# Self-Regulatory Organizations; NYSE Arca, Inc.; Notice of Filing of Proposed Rule Change To Amend the Grayscale Ethereum Trust ETF and Grayscale Ethereum Mini Trust ETF To Permit Staking of the Ether Held by the Trusts
Pursuant to Section 19(b)(1) [^1] of the Securities Exchange Act of 1934 (“Act”) [^2] and Rule 19b-4 thereunder, [^3] notice is hereby given that, on February 14, 2025, NYSE Arca, Inc. (“NYSE Arca” or the “Exchange”) filed with the Securities and Exchange Commission (the “Commission”) the proposed rule change as described in Items I, II, and III below, which Items have been prepared by the self-regulatory organization. The Commission is publishing this notice to solicit comments on the proposed rule change from interested persons.
[^1] 15 U.S.C. 78s(b)(1).
[^2] 15 U.S.C. 78a.
[^3] 17 CFR 240.19b-4.
**I. Self-Regulatory Organization's Statement of the Terms of Substance of the Proposed Rule Change**
The Exchange proposes to amend the Grayscale Ethereum Trust ETF (the “Trust”) and Grayscale Ethereum Mini Trust ETF (the “Mini Trust” and, together with the Trust, the “Trusts”), shares of which have been approved by the Commission to list and trade on the Exchange pursuant to Rule 8.201-E (Commodity-Based Trust Shares), to permit staking of the ether held by the Trusts.
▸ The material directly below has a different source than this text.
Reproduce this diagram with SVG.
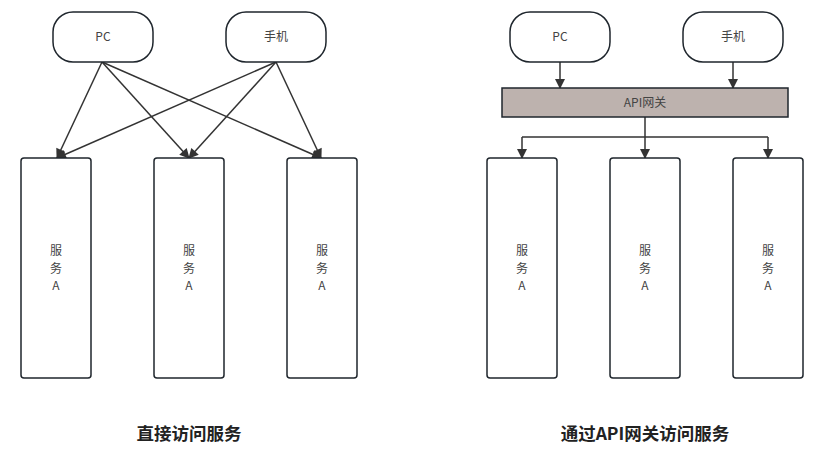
<svg xmlns="http://www.w3.org/2000/svg" width="822" height="453" viewBox="0 0 822 453">
<style>
.n{fill:#fff;stroke:#1f262d;stroke-width:1.5}
.t{font-family:"Noto Sans CJK SC","Noto Sans",sans-serif;font-size:12px;fill:#444;text-anchor:middle}
.h{font-family:"Noto Sans CJK SC",sans-serif;font-size:17.5px;font-weight:bold;fill:#222;text-anchor:middle}
.c{fill:none;stroke:#333;stroke-width:1.5}
</style>
<defs>
<marker id="a" viewBox="0 0 10 10" refX="9" refY="5" markerWidth="11" markerHeight="10" markerUnits="userSpaceOnUse" orient="auto"><path d="M0,0L10,5L0,10z" fill="#333"/></marker>
</defs>
<rect width="822" height="453" fill="#fff"/>
<g id="connectors">
<path class="c" marker-end="url(#a)" d="M102,62L57,158"/>
<path class="c" marker-end="url(#a)" d="M102,62L189,158"/>
<path class="c" marker-end="url(#a)" d="M102,62L321,158"/>
<path class="c" marker-end="url(#a)" d="M276,62L57,158"/>
<path class="c" marker-end="url(#a)" d="M276,62L189,158"/>
<path class="c" marker-end="url(#a)" d="M276,62L321,158"/>
<path class="c" marker-end="url(#a)" d="M560,62L560,88"/>
<path class="c" marker-end="url(#a)" d="M733,62L733,88"/>
<path class="c" d="M645,117L645,137M522,137L768,137"/>
<path class="c" marker-end="url(#a)" d="M522,137L522,158"/>
<path class="c" marker-end="url(#a)" d="M645,137L645,158"/>
<path class="c" marker-end="url(#a)" d="M768,137L768,158"/>
</g>
<g id="pc1"><rect class="n" x="53" y="12" width="100" height="50" rx="20"/><text class="t" x="103" y="41">PC</text></g>
<g id="phone1"><rect class="n" x="226" y="12" width="100" height="50" rx="20"/><text class="t" x="276" y="41">手机</text></g>
<g id="pc2"><rect class="n" x="510" y="12" width="100" height="50" rx="20"/><text class="t" x="560" y="41">PC</text></g>
<g id="phone2"><rect class="n" x="683" y="12" width="100" height="50" rx="20"/><text class="t" x="733" y="41">手机</text></g>
<g id="gateway"><rect x="502" y="88" width="286" height="29" fill="#bdb2ae" stroke="#1f262d" stroke-width="1.5"/><text class="t" x="645" y="107">API网关</text></g>
<g id="s1"><rect class="n" x="21" y="158" width="70" height="220" rx="3"/><text class="t" x="56" y="255">服</text><text class="t" x="56" y="272.5">务</text><text class="t" x="56" y="290">A</text></g>
<g id="s2"><rect class="n" x="154" y="158" width="70" height="220" rx="3"/><text class="t" x="189" y="255">服</text><text class="t" x="189" y="272.5">务</text><text class="t" x="189" y="290">A</text></g>
<g id="s3"><rect class="n" x="287" y="158" width="70" height="220" rx="3"/><text class="t" x="322" y="255">服</text><text class="t" x="322" y="272.5">务</text><text class="t" x="322" y="290">A</text></g>
<g id="s4"><rect class="n" x="487" y="158" width="70" height="220" rx="3"/><text class="t" x="522" y="255">服</text><text class="t" x="522" y="272.5">务</text><text class="t" x="522" y="290">A</text></g>
<g id="s5"><rect class="n" x="610" y="158" width="70" height="220" rx="3"/><text class="t" x="645" y="255">服</text><text class="t" x="645" y="272.5">务</text><text class="t" x="645" y="290">A</text></g>
<g id="s6"><rect class="n" x="733" y="158" width="70" height="220" rx="3"/><text class="t" x="768" y="255">服</text><text class="t" x="768" y="272.5">务</text><text class="t" x="768" y="290">A</text></g>
<text class="h" x="189" y="440">直接访问服务</text>
<text class="h" x="645" y="440">通过API网关访问服务</text>
</svg>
The proposed rule change is available on the Exchange's website at *http://www.nyse.com,* at the principal office of the Exchange, and at the Commission's Public Reference Room.
**II. Self-Regulatory Organization's Statement of the Purpose of, and Statutory Basis for, the Proposed Rule Change**
In its filing with the Commission, the self-regulatory organization included statements concerning the purpose of, and basis for, the proposed rule change and discussed any comments it received on the proposed rule change. The text of those statements may be examined at the places specified in Item IV below. The Exchange has prepared summaries, set forth in sections A, B, and C below, of the most significant parts of such statements.
**A. Self-Regulatory Organization's Statement of the Purpose of, and the Statutory Basis for, the Proposed Rule Change**
**1. Purpose**
The Exchange proposes to amend the Trusts, shares of which have been approved by the Commission to list and trade on the Exchange pursuant to Rule 8.201-E (Commodity-Based Trust Shares), to permit staking of the ether held by each of the Trusts.
**Background**
The Commission approved the listing and trading of shares of the Trust (the “Trust Shares”) on the Exchange under Rule 8.201-E on May 23, 2024 [^4] and the listing and trading of shares of the Mini Trust (the “Mini Trust Shares”) on the Exchange under Rule 8.201-E on July 17, 2024. [^5]
[^4]*See* Securities Exchange Act Release No. 100224 (May 23, 2024), 89 FR 46937 (May 30, 2024) (SR-NYSEARCA-2023-70; SR-NYSEARCA-2024-31; SR-NASDAQ-2023-045; SR-CboeBZX-2023-069; SR-CboeBZX-2023-070; SR-CboeBZX-2023-087; SR-CboeBZX-2023-095; SR-CboeBZX-2024-018) (Order Granting Accelerated Approval of Proposed Rule Changes, as Modified by Amendments Thereto, to List and Trade Shares of Ether-Based Exchange-Traded Products).
[^5]*See* Securities Exchange Act Release No. 100541 (July 17, 2024), 89 FR 59786 (July 23, 2024) (SR- NYSEARCA-2024-44; SR-NYSEARCA-2024-53) (Order Granting Approval of Proposed Rule Changes To List and Trade Shares of the Grayscale Ethereum Mini Trust and ProShares Ethereum ETF).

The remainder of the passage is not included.